Several dosing regimens were evaluated; patients who received higher intensity dosing (IMGN632 on Day 7 at the higher dose of 45 mcg/kg or venetoclax for 14/21 days or both) demonstrated greater response rates (Figure 4A). Subset analyses of the higher intensity cohort identified groups of patients who may benefit from the novel triplet combination therapy (Figure 4B).

Figure 4. Responses to IMGN632 with azacitidine and venetoclax in A the efficacy evaluable population versus higher intensity dosing cohort and B patient subsets of the higher intensity dosing cohort*

CCR, composite complete remission; CR, complete remission; CRh, CR with partial hematologic recovery; CRi, CR with incomplete hematologic recovery; CRp, CR with incomplete platelet recovery; ELN, European LeukemiaNet; HMA, hypomethylating agent; ITD, internal tandem duplication; ORR, overall response rate; SCT, stem cell transplant.
*Data from Daver, et al.5
ORR = CR +CRh + CRp + CRi + morphologic leukemia free state (data not provided).

At the time of analysis, five patients, including three in the high intensity cohort, were in their first cycle of treatment and were excluded.

 Adverse events were consistent with previously reported azacitidine- and venetoclax-based regimens, with no new safety concerns. Mortality rates at 30 days and 60 days were 0% and 10%, respectively, and discontinuation due to adverse events was 8%.

The dose escalation portion of the study is ongoing and phase II expansion is planned for evaluation of IMGN632 with azacitidine and venetoclax in the R/R and frontline settings (NCT04086264).

Conclusion

A number of exciting abstracts concerning venetoclax combination therapies were presented at the 63rd ASH Meeting and Exposition. Taken altogether, these data suggest that venetoclax-based regimens could represent a promising treatment option for patient populations with historically poor prognosis.

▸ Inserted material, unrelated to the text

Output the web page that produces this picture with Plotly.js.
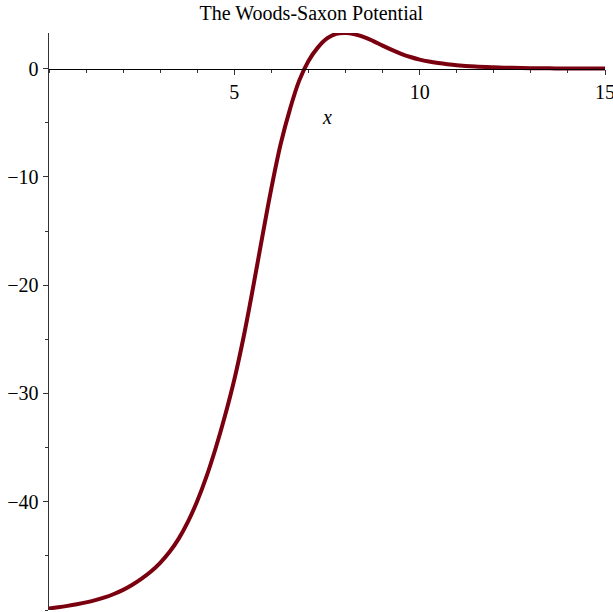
<!DOCTYPE html>
<html>
<head>
<meta charset="utf-8">
<script src="https://cdn.plot.ly/plotly-3.0.1.min.js"></script>
<style>html,body{margin:0;padding:0;background:#fff;}#plot{width:613px;height:612px;}</style>
</head>
<body>
<div id="plot"></div>
<script>
const xValues = [0, 0.25, 0.5, 0.75, 1.0, 1.25, 1.5, 1.75, 2.0, 2.25, 2.5, 2.75, 3.0, 3.25, 3.5, 3.75, 4.0, 4.25, 4.5, 4.75, 5.0, 5.25, 5.5, 5.75, 6.0, 6.25, 6.5, 6.75, 7.0, 7.25, 7.5, 7.75, 8.0, 8.25, 8.5, 8.75, 9.0, 9.25, 9.5, 9.75, 10.0, 10.25, 10.5, 10.75, 11.0, 11.5, 12.0, 12.5, 13.0, 13.5, 14.0, 15.0];
const potential = [-49.86, -49.75, -49.62, -49.47, -49.30, -49.09, -48.84, -48.52, -48.14, -47.67, -47.11, -46.45, -45.64, -44.65, -43.41, -41.84, -39.93, -37.66, -35.01, -32.04, -28.71, -24.78, -20.31, -15.61, -11.03, -6.96, -3.75, -1.1, 0.72, 1.95, 2.8, 3.22, 3.29, 3.17, 2.93, 2.55, 2.13, 1.74, 1.38, 1.08, 0.84, 0.66, 0.52, 0.41, 0.32, 0.2, 0.13, 0.08, 0.05, 0.035, 0.02, 0.01];
const yTickVals = [0, -10, -20, -30, -40];
const yTickText = ["0", "\u221210", "\u221220", "\u221230", "\u221240"];
const xTickVals = [5, 10, 15];
const xTickText = ["5", "10", "15"];
const titleText = "The Woods-Saxon Potential";
const xLabel = "x";

const font = {family: "Liberation Serif, Times New Roman, serif", size: 20, color: "#000"};
const yMin = -50, yMax = 3.3;

Plotly.newPlot("plot", [{
  x: xValues, y: potential, type: "scatter", mode: "lines",
  line: {color: "#7a0010", width: 4, shape: "spline", smoothing: 1},
  hoverinfo: "none"
}], {
  width: 613, height: 612,
  margin: {l: 49, r: 8, t: 33, b: 2},
  paper_bgcolor: "#fff", plot_bgcolor: "#fff",
  showlegend: false,
  font: font,
  title: {text: titleText, font: {family: font.family, size: 20, color: "#000"}, x: 0.508, xanchor: "center", y: 0.99, yanchor: "top"},
  xaxis: {
    range: [0, 15], anchor: "free", position: (0 - yMin) / (yMax - yMin),
    showgrid: false, zeroline: false, showline: true, linecolor: "#000", linewidth: 1.5,
    ticks: "outside", ticklen: 5, tickwidth: 1, tickcolor: "#333",
    tickvals: xTickVals, ticktext: xTickText, tickfont: font, ticklabeloverflow: "allow",
    minor: {dtick: 1, tick0: 0, ticks: "outside", ticklen: 3, tickcolor: "#333", showgrid: false}
  },
  yaxis: {
    range: [yMin, yMax],
    showgrid: false, zeroline: false, showline: true, linecolor: "#333", linewidth: 1.5,
    ticks: "outside", ticklen: 5, tickwidth: 1, tickcolor: "#333",
    tickvals: yTickVals, ticktext: yTickText, tickfont: font, ticklabeloverflow: "allow",
    minor: {dtick: 5, tick0: 0, ticks: "outside", ticklen: 3, tickcolor: "#333", showgrid: false}
  },
  annotations: [{
    text: "<i>" + xLabel + "</i>", x: 7.5, xref: "x",
    yref: "paper", y: 1 - (117 - 33) / 577, xanchor: "center", yanchor: "middle",
    showarrow: false, font: font
  }]
}, {staticPlot: true});
</script>
</body>
</html>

  1. DiNardo CD, Jonas BA, Pullarkat V, et al. Azacitidine and venetoclax in previously untreated acute myeloid leukemia. N Engl J Med.2020;383:617-629. DOI: 1056/NEJMoa2012971
  2. Maiti A, DiNardo CD, Rausch CR, et al. Phase II trial of ten-day decitabine with venetoclax (DEC10-VEN) in acute myeloid leukemia: updated outcomes in genomic subgroups. Oral abstract #694. 63rd American Society of Hematology Annual Meeting and Exposition; Dec 13, 2021; Atlanta, US.
  3. Chen S, Xie J, Yang X, et al. Venetoclax plus decitabine for young adults with newly diagnosed ELN adverse-risk acute myeloid leukemia: interim analysis of a prospective, multicenter, single-arm, phase 2 trial. Oral abstract #35. 63rd American Society of Hematology Annual Meeting and Exposition; Dec 11, 2021; Atlanta, US.
  4. Daver N, Konopleva M, Maiti A, et al. Phase I/II study of azacitidine (AZA) with venetoclax (VEN) and magrolimab (Magro) in patients (pts) with newly diagnosed older/unfit or high-risk acute myeloid leukemia (AML) and relapsed/refractory (R/R) AML. Oral abstract #371. 63rd American Society of Hematology Annual Meeting and Exposition; Dec 12, 2021; Atlanta, US.
  5. Daver N, Aribi A, Montesinos P, et al. Safety and efficacy from a phase 1b/2 study of IMGN632 in combination with azacitidine and venetoclax for patients with CD123-positive acute myeloid leukemia. Oral abstract #372. 63rd American Society of Hematology Annual Meeting and Exposition; Dec 12, 2021; Atlanta, US.